The family recipe tradition runs deep here. A father in Trevélez fries his chorizo cut thicker than the bar down the hill. His daughter soaks the bread for six hours; he soaks it for twelve. These are not small variations — they produce noticeably different results. For a deeper look at how this food culture connects to the landscape, the Granada food guide covers the full picture.

Where to eat migas in Granada

In Granada city, migas granadinas appears on the menus of bars and tabernas that lean toward mountain food rather than coastal cuisine. The dish is rarely on standard tourist menus; it signals a place with a regional rather than generic Andalusian identity.

Look for it at Bodegas Castañeda, where it appears as a tapa in cold months, and at Los Manueles, the Calle Reyes Católicos taberna that has been feeding locals since 1917. In the Albaicín, a few bars on Calderería Vieja serve it on weekend mornings — the locals' version of brunch.

For the real thing, take the bus to Lanjarón or Pampaneira. In a village bar in winter, migas arrives in the same clay pan it was cooked in, still sizzling, with a basket of bread and a glass of red wine from the Contraviesa slopes. That version does not travel well to the city.

Main ingredients

  • Stale bread
  • Olive oil
  • Garlic
  • Chorizo
  • Panceta (bacon)
  • Green peppers

Allergens: Gluten

How to enjoy it

Temperature

hot

Season

Autumn/Winter

Wine pairing

Contraviesa-Alpujarra red wine or local Tempranillo

Frequently asked questions

What makes migas granadinas different from other Spanish migas?

The Granada version uses stale bread (migas de pan), soaked with water and garlic overnight before frying. Migas from Extremadura, Murcia, and parts of Castile use fine flour instead, which produces a lighter, more uniform texture.
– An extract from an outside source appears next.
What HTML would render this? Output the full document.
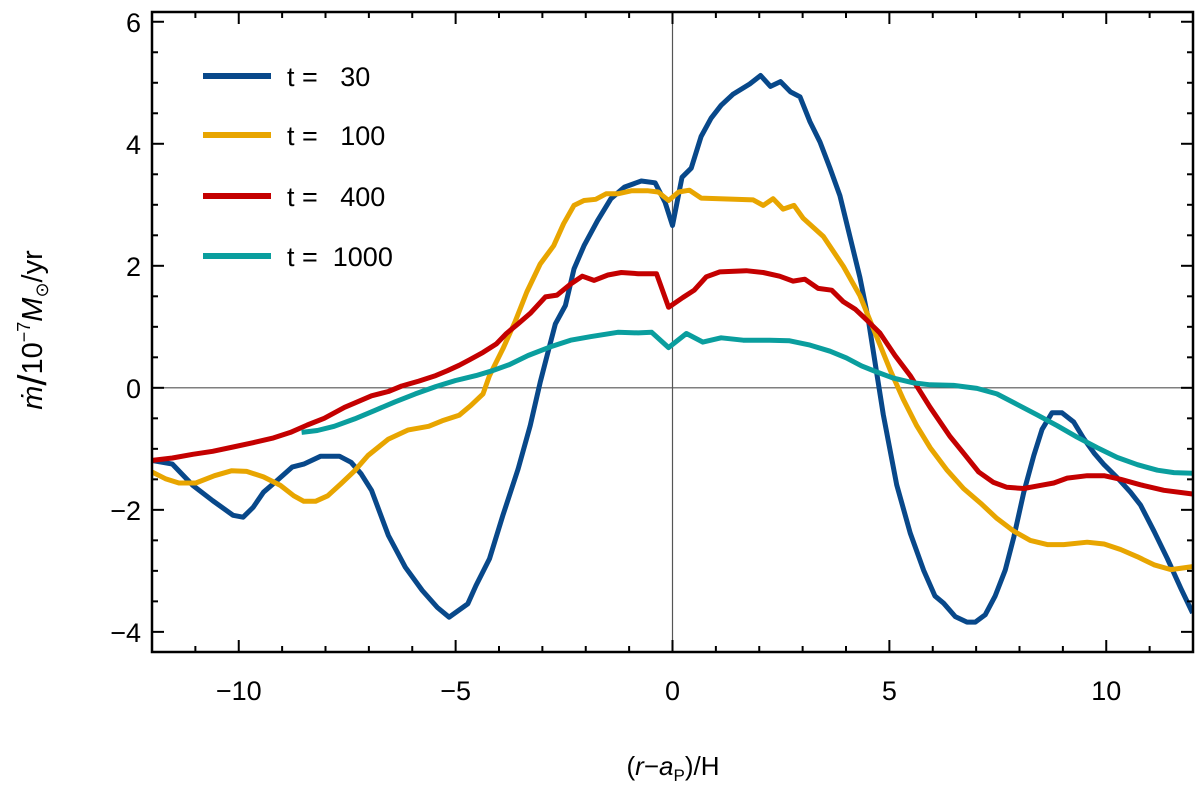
<!DOCTYPE html>
<html><head><meta charset="utf-8"><style>
body{margin:0;background:#fff}
svg{display:block;font-family:"Liberation Sans",sans-serif}
</style></head><body>
<svg id="chart" width="1200" height="788" viewBox="0 0 1200 788">
<defs><clipPath id="clip"><rect x="152" y="12" width="1041" height="640"/></clipPath></defs>
<g id="grid"></g>
<g id="series" clip-path="url(#clip)"></g>
<g id="axes"></g>
<g id="legend"></g>
</svg>
<script>
const xTicks=[-10,-5,0,5,10];
const xTickLabels=["\u221210","\u22125","0","5","10"];
const yTicks=[-4,-2,0,2,4,6];
const yTickLabels=["\u22124","\u22122","0","2","4","6"];
const seriesNames=["t =   30","t =   100","t =   400","t =  1000"];
const xBlue=[-12,-11.53,-11.06,-10.6,-10.13,-9.9,-9.67,-9.43,-9.12,-8.77,-8.5,-8.11,-7.68,-7.41,-7.18,-6.94,-6.55,-6.16,-5.77,-5.42,-5.15,-4.72,-4.53,-4.22,-3.91,-3.56,-3.28,-3.05,-2.89,-2.7,-2.47,-2.27,-2.04,-1.73,-1.42,-1.11,-0.72,-0.4,-0.17,0,0.22,0.43,0.66,0.89,1.12,1.39,1.78,2.03,2.26,2.49,2.72,2.94,3.17,3.4,3.63,3.86,4.09,4.32,4.51,4.67,4.86,5.17,5.48,5.79,6.05,6.25,6.52,6.79,6.98,7.21,7.44,7.67,7.87,8.1,8.33,8.52,8.75,8.98,9.25,9.48,9.72,9.95,10.25,10.56,10.79,11.1,11.41,11.72,11.99];
const yBlue=[-1.19,-1.25,-1.6,-1.85,-2.09,-2.12,-1.96,-1.71,-1.52,-1.3,-1.25,-1.12,-1.12,-1.22,-1.41,-1.68,-2.42,-2.94,-3.32,-3.6,-3.76,-3.54,-3.24,-2.8,-2.09,-1.33,-0.62,0.09,0.53,1.05,1.35,1.95,2.33,2.74,3.1,3.29,3.39,3.36,3.04,2.66,3.45,3.6,4.12,4.42,4.63,4.81,4.98,5.12,4.94,5.02,4.85,4.77,4.36,4.03,3.6,3.15,2.48,1.81,1.14,0.41,-0.44,-1.59,-2.38,-2.99,-3.41,-3.53,-3.75,-3.84,-3.84,-3.72,-3.41,-2.99,-2.44,-1.71,-1.11,-0.68,-0.41,-0.41,-0.56,-0.83,-1.07,-1.26,-1.47,-1.71,-1.92,-2.35,-2.8,-3.29,-3.69];
const xYellow=[-12,-11.69,-11.38,-10.99,-10.56,-10.17,-9.82,-9.43,-9.04,-8.73,-8.5,-8.23,-7.95,-7.64,-7.33,-7.02,-6.55,-6.09,-5.62,-5.31,-4.92,-4.65,-4.37,-4.22,-3.91,-3.63,-3.36,-3.05,-2.74,-2.51,-2.27,-2.04,-1.77,-1.53,-1.26,-0.95,-0.56,-0.33,-0.09,0.14,0.39,0.66,1.09,1.86,2.09,2.32,2.55,2.8,3.01,3.48,3.94,4.32,4.67,5.02,5.32,5.63,5.94,6.33,6.71,7.1,7.48,7.87,8.25,8.64,9.02,9.56,9.95,10.33,10.72,11.1,11.49,11.99];
const yYellow=[-1.38,-1.49,-1.56,-1.56,-1.44,-1.36,-1.37,-1.46,-1.6,-1.77,-1.86,-1.86,-1.77,-1.57,-1.36,-1.11,-0.84,-0.69,-0.63,-0.54,-0.45,-0.29,-0.1,0.2,0.64,1.08,1.57,2.03,2.33,2.69,2.99,3.07,3.09,3.18,3.18,3.23,3.23,3.21,3.07,3.21,3.24,3.11,3.1,3.08,2.99,3.1,2.93,2.99,2.78,2.48,1.99,1.51,0.9,0.29,-0.19,-0.62,-0.98,-1.35,-1.65,-1.89,-2.14,-2.35,-2.5,-2.57,-2.57,-2.53,-2.56,-2.65,-2.77,-2.9,-2.98,-2.93];
const xRed=[-12,-11.53,-11.06,-10.6,-10.13,-9.67,-9.2,-8.81,-8.42,-8.03,-7.56,-7.33,-6.94,-6.55,-6.24,-5.85,-5.46,-5.19,-4.92,-4.68,-4.37,-4.06,-3.83,-3.56,-3.28,-2.93,-2.66,-2.35,-2.08,-1.81,-1.49,-1.18,-0.79,-0.37,-0.09,0.24,0.5,0.78,1.09,1.7,2.09,2.47,2.78,3.05,3.36,3.67,3.94,4.21,4.48,4.78,5.13,5.48,5.94,6.4,6.71,7.06,7.4,7.71,8.1,8.48,8.79,9.1,9.56,9.95,10.33,10.79,11.33,11.99];
const yRed=[-1.19,-1.15,-1.09,-1.04,-0.97,-0.9,-0.82,-0.73,-0.61,-0.5,-0.32,-0.25,-0.13,-0.06,0.03,0.11,0.2,0.28,0.37,0.46,0.58,0.72,0.89,1.05,1.22,1.49,1.52,1.7,1.83,1.76,1.85,1.89,1.87,1.87,1.32,1.48,1.6,1.82,1.9,1.92,1.89,1.83,1.75,1.78,1.63,1.6,1.41,1.29,1.11,0.9,0.53,0.2,-0.32,-0.8,-1.07,-1.38,-1.55,-1.63,-1.65,-1.6,-1.56,-1.48,-1.44,-1.44,-1.5,-1.59,-1.68,-1.74];
const xTeal=[-8.55,-8.19,-7.8,-7.33,-6.86,-6.4,-5.93,-5.46,-5,-4.53,-4.15,-3.76,-3.33,-2.82,-2.35,-1.88,-1.26,-0.79,-0.48,-0.09,0.32,0.7,1.12,1.63,2.24,2.7,3.17,3.63,4.01,4.36,4.71,5.09,5.56,5.94,6.48,7.02,7.48,7.94,8.4,8.87,9.33,9.79,10.25,10.72,11.18,11.56,11.99];
const yTeal=[-0.73,-0.7,-0.63,-0.51,-0.37,-0.23,-0.1,0.02,0.12,0.2,0.28,0.38,0.53,0.67,0.78,0.84,0.91,0.9,0.91,0.66,0.89,0.75,0.82,0.78,0.78,0.77,0.7,0.6,0.49,0.36,0.26,0.16,0.08,0.05,0.04,-0.01,-0.1,-0.27,-0.44,-0.62,-0.81,-0.98,-1.14,-1.26,-1.35,-1.39,-1.4];

const L=152,R=1193,T=12,B=652,X0=-12,X1=12,Y0=-4.33,Y1=6.16;
const sx=v=>L+(v-X0)/(X1-X0)*(R-L);
const sy=v=>B-(v-Y0)/(Y1-Y0)*(B-T);
const NS="http://www.w3.org/2000/svg";
function mk(tag,attrs,parent,txt){const e=document.createElementNS(NS,tag);for(const k in attrs)e.setAttribute(k,attrs[k]);if(txt!==undefined)e.textContent=txt;parent.appendChild(e);return e;}
const grid=document.getElementById('grid'),ser=document.getElementById('series'),axes=document.getElementById('axes'),leg=document.getElementById('legend');

let z=mk('line',{x1:L,x2:R,y1:sy(0),y2:sy(0),stroke:'#555','stroke-width':1.2},grid);


z=mk('line',{x1:sx(0),x2:sx(0),y1:T,y2:B,stroke:'#555','stroke-width':1.2},grid);



const colors=['#08488a','#e8a500','#c40000','#0a9e9e'];
const xs=[xBlue,xYellow,xRed,xTeal],ys=[yBlue,yYellow,yRed,yTeal];
const snames=['series-t30','series-t100','series-t400','series-t1000'];
for(let s=0;s<4;s++){
  const d=xs[s].map((x,i)=>(i?'L':'M')+sx(x).toFixed(1)+','+sy(ys[s][i]).toFixed(1)).join('');
  const p=mk('path',{d:d,fill:'none',stroke:colors[s],'stroke-width':5,'stroke-linejoin':'round'},ser);
  
  
}

const fr=mk('rect',{x:L,y:T,width:R-L,height:B-T,fill:'none',stroke:'#000','stroke-width':2.5},axes);


for(let v=-12;v<=12;v++){
  const maj=v%5===0,len=maj?12:6;
  mk('line',{x1:sx(v),x2:sx(v),y1:B,y2:B-len,stroke:'#000','stroke-width':2},axes);
  mk('line',{x1:sx(v),x2:sx(v),y1:T,y2:T+len,stroke:'#000','stroke-width':2},axes);
}
for(let v=-4;v<=6;v+=0.5){
  const maj=Math.abs(v%2)<1e-6,len=maj?12:6;
  mk('line',{x1:L,x2:L+len,y1:sy(v),y2:sy(v),stroke:'#000','stroke-width':2},axes);
  mk('line',{x1:R,x2:R-len,y1:sy(v),y2:sy(v),stroke:'#000','stroke-width':2},axes);
}
xTicks.forEach((v,i)=>{
  const t=mk('text',{x:sx(v),y:700,'text-anchor':'middle','font-size':27},axes,xTickLabels[i]);
  
  
});
yTicks.forEach((v,i)=>{
  const t=mk('text',{x:141,y:sy(v)+10,'text-anchor':'end','font-size':27},axes,yTickLabels[i]);
  
  
});
const xl=mk('text',{x:673,y:775,'text-anchor':'middle','font-size':26},axes);


xl.innerHTML='(<tspan font-style="italic">r</tspan>\u2212<tspan font-style="italic">a</tspan><tspan font-size="17" dy="6">P</tspan><tspan dy="-6">)/H</tspan>';
const yl=mk('text',{x:0,y:0,'text-anchor':'middle','font-size':29,transform:'translate(42,330) rotate(-90)'},axes);


yl.innerHTML='<tspan font-style="italic">ṁ</tspan><tspan font-size="40" dy="4">/</tspan><tspan dy="-4">10</tspan><tspan font-size="18" dy="-12">\u22127</tspan><tspan dy="12" font-style="italic">M</tspan><tspan font-size="18" dy="6">\u2299</tspan><tspan dy="-6">/yr</tspan>';

const ly=[76,135,196,256];
for(let s=0;s<4;s++){
  const g=mk('g',{},leg);
  
  
  mk('line',{x1:203,x2:271,y1:ly[s],y2:ly[s],stroke:colors[s],'stroke-width':6},g);
  mk('text',{x:287,y:ly[s]+10,'font-size':27,style:'white-space:pre'},g,seriesNames[s]);
}
</script>
</body></html>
The bread-based Granada version is denser and chewier. Both are genuinely different dishes, not regional variations of the same thing.

Can migas granadinas be made vegetarian?

Yes, though the traditional recipe always includes chorizo or panceta. Leave out the cured meats, fry the bread in olive oil with garlic and green peppers, and you have a version that works well. The bread still needs to soak overnight with salted water for the right texture.

What is the summer version of migas served with?

In late summer and early autumn, migas is traditionally served alongside grapes, melon slices, and a cold glass of gazpacho. The sweetness of the fruit cuts through the fat of the fried bread and chorizo. This pairing is documented in 19th-century Andalusian cookbooks — it predates modern restaurant cooking.

Where can I eat migas granadinas in Granada city?

Bodegas Castañeda and Los Manueles on Calle Reyes Católicos serve it in the autumn and winter months. A few bars in the Albaicín offer it on weekend mornings. The dish is more common in the Sierra Nevada villages: Lanjarón, Pampaneira, and Capileira all have bars where it arrives in the clay cooking pan.

Is there a set recipe for migas granadinas?

No. The dish is defined by stale bread fried in olive oil with garlic and cured pork, but beyond that every family has its own version. Soaking time, bread type, whether to add morcilla or ñora peppers, whether to include a splash of the soaking water — all of these vary by household. The variation is considered normal, not a defect.